Adam Sandler and his Happy Madison production company have come aboard an untitled Warner Bros family/romantic comedy previously known as Blended. The project has been around since 2007, when Sandra Bullock was expected to play the female lead, but that role may now go to Drew Barrymore, which would make this her third movie with Adam Sandler after The Wedding Singer and Fifty First Dates. The premise of the untitled comedy involves two divorced people who, after a disastrous first date, get trapped together at a family resort, along with the various kids from their previous marriages. There’s no director attached yet, but this is still expected to be Adam Sandler’s next film.

#2 UNIVERSAL PICTURES CONSIDERING SEQUELS FOR MAMA AND IDENTITY THIEF

We’re not that into 2013, but Universal Pictures has already had some success with “fairly good” box office returns for the horror movie Mama (which also got good reviews) and Identity Thief (which got the opposite). This week, Universal chairman Adam Fogelson did some press, and in the mix were admissions that the studio is considering the possibilities of sequels for both of those films. This writer hasn’t seen Identity Thief (after seeing all those negative reviews), but I did see Mama, and although the ending may have set up a sequel, I’m not really sure that a sequel is needed. So, it’s safe to say both of these sequel ideas are “Rotten Ideas.” One would be a sequel to a widely panned comedy, and the other would be a sequel to a movie that worked perfectly well as a standalone, thanks. And if you follow that link, you’ll find a quote from Mama director Andres Muschietti where he says he basically agrees.

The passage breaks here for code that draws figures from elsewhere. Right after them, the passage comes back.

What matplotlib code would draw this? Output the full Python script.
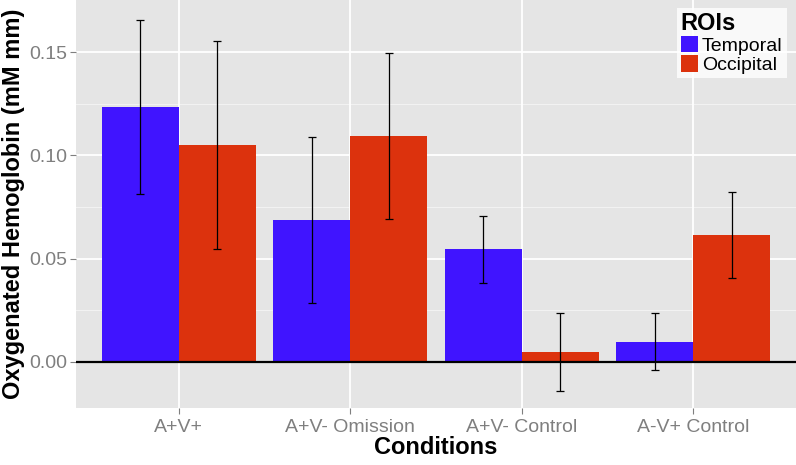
#!/usr/bin/env python3
import numpy as np
import matplotlib
matplotlib.use("Agg")
import matplotlib.pyplot as plt
from matplotlib.patches import Patch

# --- data ---
conditions = ['A+V+', 'A+V- Omission', 'A+V- Control', 'A-V+ Control']
temporal = [0.1233, 0.0687, 0.0545, 0.0097]
temporal_err = [0.0422, 0.0404, 0.0163, 0.0138]
occipital = [0.1049, 0.1093, 0.0048, 0.0613]
occipital_err = [0.0503, 0.0402, 0.0191, 0.0209]

blue = '#4014FF'
red = '#DC320D'
tick_grey = '#7F7F7F'

plt.rcParams['font.family'] = ['Liberation Sans', 'DejaVu Sans']

fig = plt.figure(figsize=(7.96, 4.65), dpi=100)
ax = fig.add_axes([76 / 796, 1 - 408 / 465, 1 - 76 / 796, 408 / 465])
ax.set_facecolor('#E5E5E5')

x = np.arange(len(conditions))
w = 0.45

# grid (ggplot style)
for v in [0.025, 0.075, 0.125]:
    ax.axhline(v, color='#F2F2F2', linewidth=0.8, zorder=0)
for v in [0.0, 0.05, 0.10, 0.15]:
    ax.axhline(v, color='white', linewidth=1.3, zorder=0)
for xi in x:
    ax.axvline(xi, color='white', linewidth=1.3, zorder=0)

ax.bar(x - w / 2, temporal, width=w, color=blue, zorder=2)
ax.bar(x + w / 2, occipital, width=w, color=red, zorder=2)
ax.errorbar(x - w / 2, temporal, yerr=temporal_err, fmt='none', ecolor='black',
            elinewidth=0.9, capsize=3, capthick=0.9, zorder=3)
ax.errorbar(x + w / 2, occipital, yerr=occipital_err, fmt='none', ecolor='black',
            elinewidth=0.9, capsize=3, capthick=0.9, zorder=3)
ax.axhline(0, color='black', linewidth=1.6, zorder=4)

ax.set_xlim(-0.6, 3.6)
ax.set_ylim(-0.0223, 0.1752)
ax.set_yticks([0.0, 0.05, 0.10, 0.15])
ax.set_yticklabels(['0.00', '0.05', '0.10', '0.15'])
ax.set_xticks(x)
ax.set_xticklabels(conditions)
ax.tick_params(axis='both', colors=tick_grey, labelcolor=tick_grey,
               labelsize=14, length=4, width=0.8, pad=2)
ax.tick_params(axis='x', pad=4)

for s in ax.spines.values():
    s.set_visible(False)

ax.set_xlabel('Conditions', fontsize=17, fontweight='bold', labelpad=0)
ax.set_ylabel('Oxygenated Hemoglobin (mM mm)', fontsize=17, fontweight='bold')
ax.yaxis.set_label_coords(-0.071, 0.5)

handles = [Patch(facecolor=blue, edgecolor='none'), Patch(facecolor=red, edgecolor='none')]
leg = ax.legend(handles, ['Temporal', 'Occipital'], title='ROIs', loc='upper right',
                bbox_to_anchor=(0.995, 0.995), fontsize=14, frameon=True, fancybox=False,
                handlelength=0.9, handleheight=0.9, handletextpad=0.2, labelspacing=0.05,
                borderpad=0.2, borderaxespad=0.3)
leg.get_title().set_fontweight('bold')
leg.get_title().set_fontsize(17)
leg._legend_box.align = 'left'
leg.get_frame().set_edgecolor('white')
leg.get_frame().set_linewidth(0)

fig.savefig('out.png', dpi=100)
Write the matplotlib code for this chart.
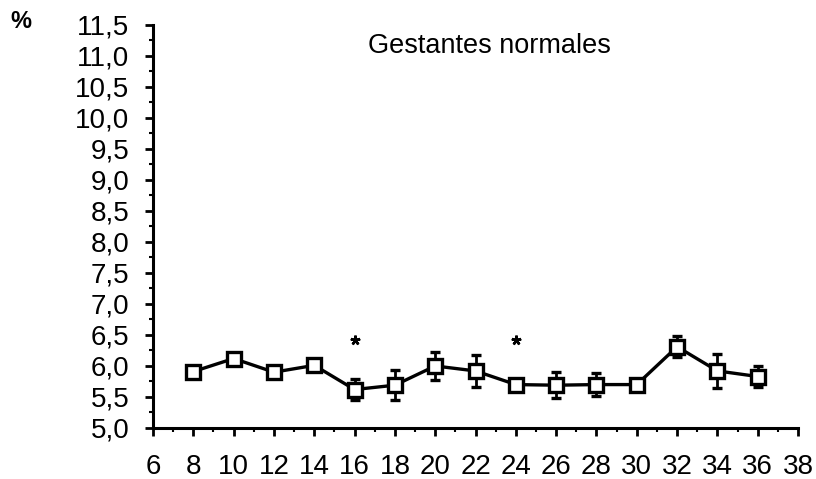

#1 BRUCE LEE MIGHT GET ANOTHER BIOPIC, THIS TIME WHERE HE FIGHTS CRIME AND SUCH

Revisionist movies based upon real life figures seem to be in vogue recently, at least with producers, if not necessarily audiences (specifically, The Raven and Abraham Lincoln: Vampire Hunter). And yet, we still have this week’s story about a project called Birth of the Dragon, which would tell the story of the 1965 no rules fight between Bruce Lee and Wong Jack Man, who at that time was China’s “most famous kung fu master.” So far so good, but then this movie would spend the rest of the time on Wong and Lee teaming up to fight Chinatown gangsters. You know that meme where writers say, “and then they fight crime?” This movie is literally hinged upon that notion. Your Rotten Idea of the Week.